The HDR mode is strong as ever
It’s not so intense that it makes photos look entirely artificial either – a too-intense application of HDR can result in weird halo’ing around objects (which can look good in the right hands, but generally looks a bit naff.)
Video Capture
The iPhone 5C is – like the iPhone 5 – a decent video capture device. It can take 1080p videos and uses software stabilisation to avoid handheld footage looking like migraine-inducing jerk-o-vision.
iOS 7 also introduces a neat dual-capture feature. When recording video a shutter button appears, letting you take photos on the fly. Where other phones prioritise more gimmicky features like capturing front and rear camera footage at the same time, this less flashy addition seems much more useful to us.
Front Camera
The one hardware element of the iPhone 5C that does significantly improve upon the iPhone 5 is the front camera. It has a 1.2-megapixel camera – just like the last iPhone – but the sensor is slightly larger.
We wouldn’t extend to using it for portraits to print out, but it is an above-average video chat camera. It is particularly effective at dealing with bright light sources. Where a lesser front camera tend to show a smeared halo around lights, the iPhone 5C keeps things looking as they should – crisp and clean.
IPHONE 5C – BATTERY LIFE
One of the lowest-key updates in the iPhone 5C is its battery. Its 1,507mAh unit is slightly larger than the iPhone 5’s 1,440mAh battery – and the slight disparity between this and the 1,570 mAh battery could be explained by the extra tech the more expensive phone packs-in.
A larger battery does not revolutionise the iPhone’s stamina, but we were happy with the results. It’s able to survive a full day of heavy use, including around an hour of streaming video over 4G, lengthy stretches of web browsing and all notifications unrestricted.
However, you certainly won’t get two full days’ use out of the iPhone 5C unless you put in some serious battery-saving tactics. We also noticed some fairly inconsistent periods of battery drain, which we'll put down to bugs and currently under-optimised parts of iOS that will likely be fixed in future updates.
IPHONE 5C – CALL QUALITY AND CONNECTIVITY
The most basic elements of a phone are these days the least talked-about. Call quality these days is limited mostly by the ropey quality of traditional phone calls, but the iPhone 5C makes the most of it. The earpiece speaker is loud and clear, and we experienced no dropped calls during our testing.

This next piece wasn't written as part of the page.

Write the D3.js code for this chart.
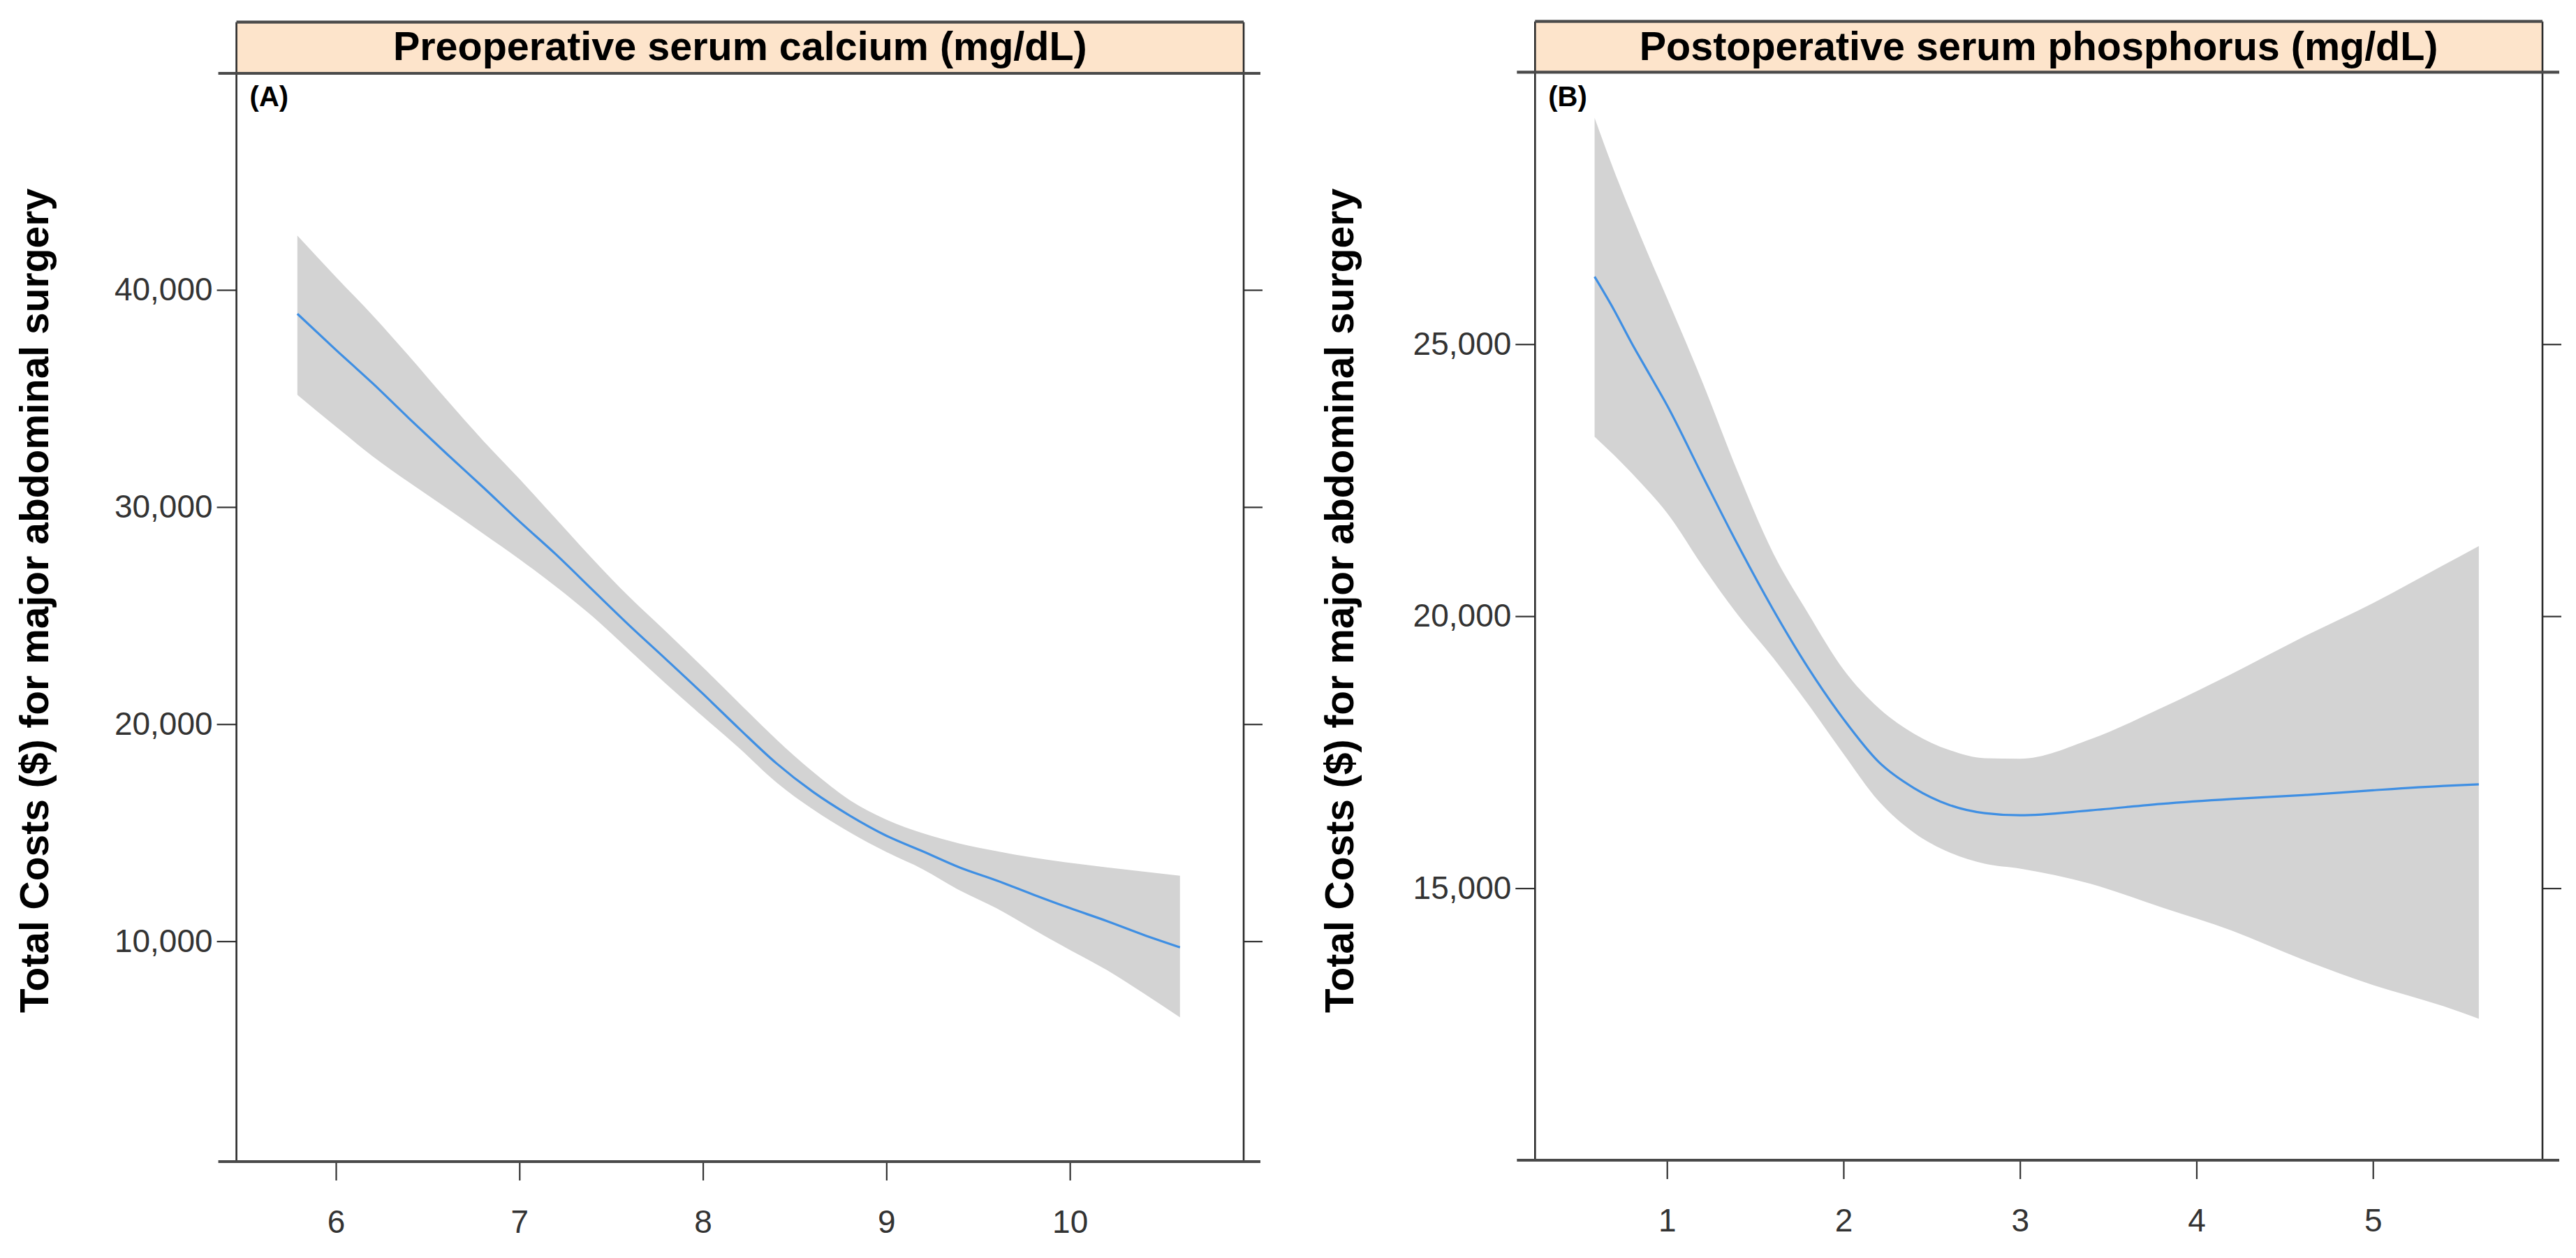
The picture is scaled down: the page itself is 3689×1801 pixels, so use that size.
<!DOCTYPE html>
<html>
<head>
<meta charset="utf-8">
<script src="https://cdn.jsdelivr.net/npm/d3@7"></script>
<style>
  html, body { margin: 0; padding: 0; background: #ffffff; }
  svg { display: block; }
</style>
</head>
<body>
<svg id="chart" width="3689" height="1801"></svg>
<script>
// ---------------- data ----------------
const titleA = "Preoperative serum calcium (mg/dL)";
const titleB = "Postoperative serum phosphorus (mg/dL)";
const yLabel = "Total Costs ($) for major abdominal surgery";
const tagA = "(A)";
const tagB = "(B)";

const xA = [5.79, 6.0, 6.2, 6.4, 6.6, 6.8, 7.0, 7.2, 7.4, 7.6, 7.8, 8.0, 8.2, 8.4, 8.6, 8.8, 9.0, 9.2, 9.4, 9.6, 9.8, 10.0, 10.2, 10.4, 10.6];
const fitA = [38900, 37240, 35700, 34070, 32480, 30930, 29340, 27810, 26170, 24540, 22980, 21400, 19770, 18200, 16880, 15790, 14860, 14135, 13395, 12800, 12150, 11525, 10935, 10300, 9720];
const upperA = [42500, 40600, 38830, 36940, 34980, 33080, 31300, 29450, 27600, 25850, 24250, 22620, 20950, 19300, 17800, 16500, 15600, 14970, 14500, 14150, 13850, 13610, 13400, 13210, 13020];
const lowerA = [35170, 33700, 32340, 31130, 29970, 28790, 27600, 26330, 24950, 23400, 21850, 20350, 18880, 17320, 16070, 15020, 14110, 13310, 12340, 11520, 10550, 9600, 8680, 7610, 6490];

const xB = [0.59, 0.7, 0.8, 0.9, 1.0, 1.2, 1.4, 1.6, 1.8, 2.0, 2.2, 2.4, 2.6, 2.8, 3.0, 3.4, 3.8, 4.2, 4.6, 5.0, 5.4, 5.6];
const fitB = [26240, 25630, 25020, 24450, 23880, 22590, 21320, 20130, 19050, 18110, 17320, 16840, 16530, 16380, 16340, 16430, 16550, 16640, 16710, 16800, 16880, 16910];
const upperB = [29160, 28190, 27380, 26600, 25850, 24310, 22660, 21170, 20050, 19020, 18310, 17840, 17540, 17390, 17380, 17740, 18310, 18940, 19610, 20240, 20940, 21290];
const lowerB = [23300, 22960, 22630, 22280, 21900, 20930, 20030, 19240, 18380, 17470, 16600, 16020, 15660, 15450, 15360, 15080, 14650, 14220, 13690, 13220, 12830, 12600];

const xTicksA = [6, 7, 8, 9, 10];
const yTicksA = [10000, 20000, 30000, 40000];
const xTicksB = [1, 2, 3, 4, 5];
const yTicksB = [15000, 20000, 25000];

const xDomainA = [5.458, 10.947];
const yDomainA = [-150, 49975];
const xDomainB = [0.2526, 5.9606];
const yDomainB = [10000, 30000];

// ---------------- layout ----------------
const panels = [
  { title: titleA, tag: tagA, x: xA, fit: fitA, up: upperA, lo: lowerA,
    xt: xTicksA, yt: yTicksA, xd: xDomainA, yd: yDomainA,
    left: 338.6, right: 1781, top: 31.7, strip: 105, bottom: 1663, labelX: 69 },
  { title: titleB, tag: tagB, x: xB, fit: fitB, up: upperB, lo: lowerB,
    xt: xTicksB, yt: yTicksB, xd: xDomainB, yd: yDomainB,
    left: 2198.3, right: 3641, top: 30.7, strip: 103.3, bottom: 1661, labelX: 1938 }
];

const svg = d3.select("#chart");
const FONT = "'Liberation Sans', Arial, Helvetica, sans-serif";
const TICKFONT = "'Liberation Sans', Arial, Helvetica, sans-serif";

panels.forEach(p => {
  const g = svg.append("g");
  const x = d3.scaleLinear().domain(p.xd).range([p.left, p.right]);
  const y = d3.scaleLinear().domain(p.yd).range([p.bottom, p.strip]);
  const rows = p.x.map((v, i) => ({ x: v, f: p.fit[i], u: p.up[i], l: p.lo[i] }));

  // strip background
  g.append("rect")
    .attr("x", p.left).attr("y", p.top)
    .attr("width", p.right - p.left).attr("height", p.strip - p.top)
    .attr("fill", "#fde4cb");

  // confidence band
  g.append("path")
    .datum(rows)
    .attr("fill", "#d3d3d3")
    .attr("stroke", "none")
    .attr("d", d3.area().x(d => x(d.x)).y0(d => y(d.l)).y1(d => y(d.u)).curve(d3.curveMonotoneX));

  // fitted line
  g.append("path")
    .datum(rows)
    .attr("fill", "none")
    .attr("stroke", "#3f8fe3")
    .attr("stroke-width", 3.2)
    .attr("d", d3.line().x(d => x(d.x)).y(d => y(d.f)).curve(d3.curveMonotoneX));

  // axes
  const axL = g.append("g").attr("transform", `translate(${p.left},0)`)
    .call(d3.axisLeft(y).tickValues(p.yt).tickSize(28).tickPadding(6).tickFormat(d3.format(",")));
  const axR = g.append("g").attr("transform", `translate(${p.right},0)`)
    .call(d3.axisRight(y).tickValues(p.yt).tickSize(27).tickFormat(""));
  const axB = g.append("g").attr("transform", `translate(0,${p.bottom})`)
    .call(d3.axisBottom(x).tickValues(p.xt).tickSize(27).tickPadding(42).tickFormat(d3.format("d")));
  [axL, axR, axB].forEach(a => {
    a.select(".domain").remove();
    a.selectAll(".tick line").attr("stroke", "#333").attr("stroke-width", 2.2);
    a.selectAll(".tick text").attr("fill", "#333").style("font-family", TICKFONT).style("font-size", "46px");
  });

  // frame
  const thin = { stroke: "#2b2b2b", w: 2.6 };
  const thick = { stroke: "#4a4a4a", w: 4.2 };
  const line = (x1, y1, x2, y2, s) => g.append("line")
    .attr("x1", x1).attr("y1", y1).attr("x2", x2).attr("y2", y2)
    .attr("stroke", s.stroke).attr("stroke-width", s.w);
  line(p.left, p.top, p.left, p.bottom, thin);
  line(p.right, p.top, p.right, p.bottom, thin);
  line(p.left, p.top, p.right, p.top, thick);
  line(p.left - 26, p.strip, p.right + 24, p.strip, thick);
  line(p.left - 26, p.bottom, p.right + 24, p.bottom, thick);

  // strip title
  g.append("text")
    .attr("x", (p.left + p.right) / 2).attr("y", 86)
    .attr("text-anchor", "middle")
    .style("font-family", FONT).style("font-weight", "bold").style("font-size", "57.5px")
    .attr("fill", "#000")
    .text(p.title);

  // panel tag
  g.append("text")
    .attr("x", p.left + 19).attr("y", 152)
    .style("font-family", FONT).style("font-weight", "bold").style("font-size", "40px")
    .attr("fill", "#000")
    .text(p.tag);

  // y label
  g.append("text")
    .attr("transform", `translate(${p.labelX},860) rotate(-90)`)
    .attr("text-anchor", "middle")
    .style("font-family", FONT).style("font-weight", "bold").style("font-size", "57px")
    .attr("fill", "#000")
    .text(yLabel);
});
</script>
</body>
</html>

Apple fixed the connectivity issues that a metal-bodied phone can cause, but the new plastic iPhone 5C shouldn't really be susceptible to them at all. The phone is also fairly future-proofed in terms of its mobile internet skills. It's a 4G-capable phone that covers 13 different 4G bands - enough to ensure compatibility with all the 4G networks coming to the UK.
There's one serious omission we had hoped to see: NFC. After a series of rumours suggesting the iPhone series would adopt NFC, it has once again been left out.
In its place, Apple has introduced AirDrop. This doesn't offer any of the wireless payments potential of NFC, but it does let you easily transfer information between new Apple devices using a custom implentation of Wi-Fi Direct. AirDrop only came to iPhones with iOS 7, but has been around in MacBooks for a little while.
IPHONE 5C – INTERNAL SPEAKER AND MUSIC
iOS 7 also sees Apple give its music player a spruce-up. However, it’s really just a stylistic re-working that ultimately doesn’t change how the app works - it's just a touch version of the classic iPod nav interface.
The internal speaker appears to be a similar, if not the same, model used in the iPhone 5. Five little holes on the bottom of the iPhone 5C act as the speaker grille.
It’s not a fantastic speaker, and tends to sound harsh and strained at top volume – albeit a mite less so than the iPhone 5, potentially because of its different internal structure and use of a plastic outer instead of aluminium. However, top volume is decent and at lower volumes detail is reasonable for a micro-speaker.
SHOULD I BUY THE IPHONE 5C?
The iPhone 5C is an interesting phone, but mostly because of the way it alters Apple’s product strategy rather than because of anything the phone itself does.
Aside from an improved front camera and the new plastic design, the iPhone 5C is similar to the iPhone 5. Very similar.
That’s no bad thing when considered from the perspective of what the phone is actually like to use. However, it does make the £470 price a bitter pill.
It’s a price that means the iPhone 5C has to compete directly with Android behemoths the HTC One and Samsung Galaxy S4 on the SIM-free stage, though. Both phones are available for well under £500 these days.
Of course, these are not direct comparisons. Should you buy the iPhone 5S instead of this? Despite looking a lot more serious and stuffy, the iPhone 5S is the far more interesting phone tech-wise and has a marginally – but noticeably – better camera.
It's a good upgrade for any iPhone 4 owner who doesn't care about the extra 5S features, but if you're 4S owner who decided not to get an iPhone 5 it doesn't make much sense to get a 5C.
If the difference in cost is minor, we recommend stretching for the top model.
VERDICT
The iPhone 5C is a replacement for the iPhone 5, designed to be cheaper to produce than that older model. There are some small improvements, such as the new front-facing camera, but it’s not a worthwhile upgrade from that phone unless you fall in love with the new colourful bodies. It’s not particularly interesting tech-wise, but the tech underneath this phone’s shell hasn’t aged enough in the last year to make this anything but a very good phone.